Independent economist John Robertson said Zimbabwe needs to conclude discussions for land tenure with banks in order to unlock funding and reach full potential in agriculture.

“For as long as banks remain isolated we will continue importing every year,” said Robertson.

He said contract farming is almost entirely in tobacco and leaves the country exposed to acute food shortages.

“This entire contract crop is tobacco because cotton has stopped. Tobacco is not food and we still have to import food,” said Robertson.

Zimbabwe’s balance of payments deficit has widened over the years and revenue collections have been dwindling with recurrent expenditure gobbling up about 97% of total income, leaving little room for social spending.

The Bankers’ Association of Zimbabwe has been negotiating with government to amend terms of the 99-year leases on land to become bankable. These negotiations were in early November completed but the new terms are yet to be made public. Meanwhile, the 2016 agricultural season has begun with farmers limited mostly to their meagre personal resources.

In August, Zimbabwe unveiled an ambitious US$500 million programme which aims to produce two million tonnes of maize. Under the scheme, 2 000 farmers will be given inputs, mechanical and irrigation equipment to produce maize on some 400 000 hectares of land. The funding, according to the government, will be borrowed from the financial services sector.

Zimbabwe’s controversial fast-track land reform programme heavily weighed down on the economy, costing the nation US$12 billion between 2000 and 2011, Commercial Farmers’ Union (CFU) past president Deon Theron said in 2011.

Theron said the US$12 billion figure was reached after considering farm production before and after the land grab as well as the projected production. Theron said the amount also factored in the cost of replacing vandalised property on farms.

He said the land reform had chased away productive farmers leading to economic collapse.

“We used to produce in excess of what we needed, allowing us to export, (but) we are no longer able to do this,” Theron said.

“Commercial agriculture was Zimbabwe’s largest employer (and) largest supplier of raw materials to the manufacturing sector,” he said, adding that farming was the largest revenue earner before the 2000 land invasions.

The CFU said Zimbabwe’s total agricultural output in 2000 stood at 4,3 million tonnes with a value of about US$3,5 billion, but has since declined by 73% .

According to the CFU, a majority of the 4 500 commercial farmers lost their land in 2000 to mainly Zanu PF party officials, resulting in the displacement of close to 250 000 people and their estimated 1,3 million dependents, according to Theron.
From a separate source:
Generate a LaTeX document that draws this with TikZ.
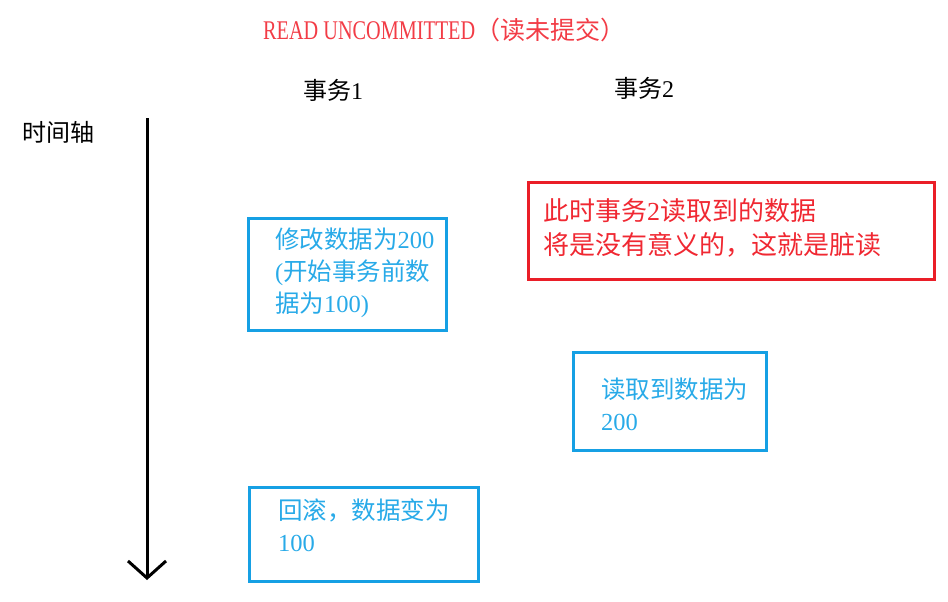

Latest figures show Zimbabwe, which used to be a net exporter of grain, is now depending on imports from neigbouring South Africa and Zambia as well as Brazil to feed its 14 million citizens. Zimbabwe requires about 1,5 million tonnes of maize per annum and is currently importing 700 000 tonnes which is almost half of its annual demand after the demise of the country’s agricultural system.

A plunge in agricultural output has also affected both vertical and horizontal integrations with other key sectors such as manufacturing.

The land reform programme dealt a huge blow to Zimbabwe’s image.

The country’s respect for property and human rights was blemished by the process, resulting in huge capital flight.
Government has over the years tried to salvage its image by compensating white farmers who were displaced, but has largely been unsuccessful due to funding challenges.

Hope for most white commercial farmers to ever get compensated by the government for the farms grabbed under the land reform programme is quickly fading amid indications the state is facing serious financial constraints after only paying for a measly 4% of the total land acquired as of April 2016.

Of the 6 214 large-scale commercial farms that were grabbed largely from white commercial farmers and subdivided into smaller A1 and A2 farms, government has been able to compensate for only 240 farms to date, Lands minister Douglas Mombeshora announced in April.